Estudiosos de vários quadrantes, participantes no
referido colóquio, consideram que Cabral "é uma figura histórica
imprescindível", que "deve ser recuperada", não só por ter sido
o símbolo de unidade e luta pela independência da Guiné-Bissau e de Cabo
Verde.
Pedro
Pires, ex-Presidente de Cabo Verde, qualifica Cabral como "lutador,
pensador e homem político", cujo legado deve ser preservado. É o que tenta
fazer a Fundação Amílcar Cabral, sedeada na Cidade da Praia sob a sua direção
desde 1984.
"Temos desenvolvido [um conjunto de] atividades no sentido da recolha, do registo e da conservação de tudo o que há sobre a memória de Amílcar Cabral, mas também de tudo o que existe como documentação e produções dele sobretudo em matéria política e cultural", descreve. "Vamos continuar, mas é uma tarefa que não é fácil porque exige meios."

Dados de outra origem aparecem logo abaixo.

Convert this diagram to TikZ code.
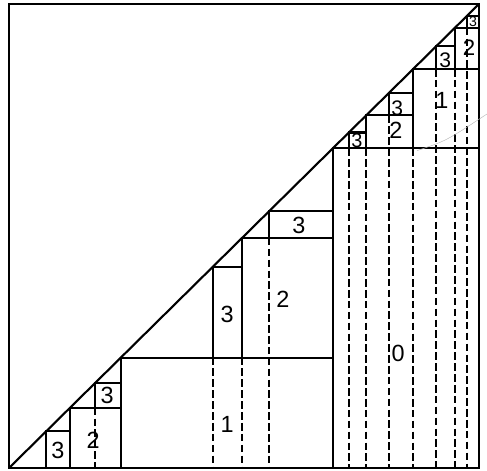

É baseado no contacto pessoal que teve com Amílcar Cabral no
período da luta armada de libertação contra o colonialismo português que Pedro
Pires se empenhou neste desafio para evocar os feitos do considerado
"pai das independências da Guiné-Bissau e de Cabo Verde", protagonista
e produtor de pensamento político.
"O nosso próximo objetivo é a celebração do centenário
[de nascimento] de Amílcar Cabral [no próximo ano]. Aí, vamos também ter a
necessidade, precisamos da participação dos estudiosos de Amílcar Cabral e
também dos seus admiradores para que se faça uma comemoração condigna",
apela.
Muito ainda falta descobrir sobre a sua personalidade e as
suas motivações, refere Pedro Pires, em entrevista à DW em Lisboa. "De um
lado, a sua visão do mundo e, do outro, a sua vontade de participar na
materialização dessa visão", explica.
"Amílcar Cabral é hoje uma das principais referências
incómodas em África para países que querem construir uma sociedade
diferente", afirmou Pedro Pires no colóquio.

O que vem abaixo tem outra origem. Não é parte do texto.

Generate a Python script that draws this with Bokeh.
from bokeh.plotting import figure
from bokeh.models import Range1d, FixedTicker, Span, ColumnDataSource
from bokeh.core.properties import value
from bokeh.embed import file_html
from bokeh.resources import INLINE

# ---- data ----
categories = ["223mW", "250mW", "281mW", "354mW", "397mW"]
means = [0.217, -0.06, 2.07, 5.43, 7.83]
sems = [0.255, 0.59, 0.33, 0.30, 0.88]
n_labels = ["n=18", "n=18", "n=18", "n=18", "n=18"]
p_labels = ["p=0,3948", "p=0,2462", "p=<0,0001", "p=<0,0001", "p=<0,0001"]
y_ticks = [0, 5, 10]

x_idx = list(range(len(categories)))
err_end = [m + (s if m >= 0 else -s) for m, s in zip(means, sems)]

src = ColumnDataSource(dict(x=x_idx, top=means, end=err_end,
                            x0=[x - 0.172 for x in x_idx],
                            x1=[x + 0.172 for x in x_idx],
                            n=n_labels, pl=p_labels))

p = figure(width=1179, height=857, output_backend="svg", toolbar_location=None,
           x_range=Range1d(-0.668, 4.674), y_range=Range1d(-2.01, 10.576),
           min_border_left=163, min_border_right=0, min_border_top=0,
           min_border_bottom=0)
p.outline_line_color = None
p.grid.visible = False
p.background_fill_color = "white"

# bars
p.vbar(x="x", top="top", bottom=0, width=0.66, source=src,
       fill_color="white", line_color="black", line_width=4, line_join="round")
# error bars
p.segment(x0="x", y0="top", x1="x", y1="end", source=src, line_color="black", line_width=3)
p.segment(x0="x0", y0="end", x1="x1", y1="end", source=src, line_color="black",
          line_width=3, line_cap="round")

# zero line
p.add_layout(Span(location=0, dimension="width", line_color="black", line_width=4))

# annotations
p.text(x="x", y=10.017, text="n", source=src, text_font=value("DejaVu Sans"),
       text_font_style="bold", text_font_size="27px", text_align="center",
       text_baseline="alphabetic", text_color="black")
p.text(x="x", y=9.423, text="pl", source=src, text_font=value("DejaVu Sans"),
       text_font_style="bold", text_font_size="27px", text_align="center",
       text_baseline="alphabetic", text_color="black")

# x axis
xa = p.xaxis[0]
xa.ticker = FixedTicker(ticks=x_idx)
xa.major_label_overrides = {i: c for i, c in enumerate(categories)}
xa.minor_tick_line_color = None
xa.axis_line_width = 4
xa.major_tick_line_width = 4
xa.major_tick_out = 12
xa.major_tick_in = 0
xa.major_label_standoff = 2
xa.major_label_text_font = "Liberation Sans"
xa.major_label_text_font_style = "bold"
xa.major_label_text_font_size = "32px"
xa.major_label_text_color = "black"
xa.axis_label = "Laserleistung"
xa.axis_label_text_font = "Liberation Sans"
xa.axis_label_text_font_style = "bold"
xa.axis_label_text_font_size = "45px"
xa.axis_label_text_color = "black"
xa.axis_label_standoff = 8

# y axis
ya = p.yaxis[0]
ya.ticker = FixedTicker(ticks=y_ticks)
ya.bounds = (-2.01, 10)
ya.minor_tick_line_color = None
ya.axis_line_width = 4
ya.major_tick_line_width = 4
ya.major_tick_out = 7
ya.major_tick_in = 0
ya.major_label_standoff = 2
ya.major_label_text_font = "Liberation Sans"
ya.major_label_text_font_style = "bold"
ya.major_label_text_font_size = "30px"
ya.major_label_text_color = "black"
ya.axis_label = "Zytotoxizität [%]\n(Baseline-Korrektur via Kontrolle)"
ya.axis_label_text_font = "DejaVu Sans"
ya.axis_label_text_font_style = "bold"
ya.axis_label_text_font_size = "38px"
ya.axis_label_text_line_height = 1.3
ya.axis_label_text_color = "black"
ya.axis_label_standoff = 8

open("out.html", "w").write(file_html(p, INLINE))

Por razões mais que fundamentadas, o académico Julião Sousa,
da Universidade de Coimbra, sublinha ser importante continuar a estudar Amílcar
Cabral, até porque – acrescenta – ainda há várias dimensões atuais da sua tese
por aprofundar.
O historiador quer também que o legado de Amílcar Cabral
seja estudado nas escolas, "para que as crianças saibam quem foi essa
figura que contribuiu para a independência da Guiné-Bissau e de Cabo
Verde".
"Isso devia ser um motivo de orgulho para nós
guineenses e cabo-verdianos", sublinha.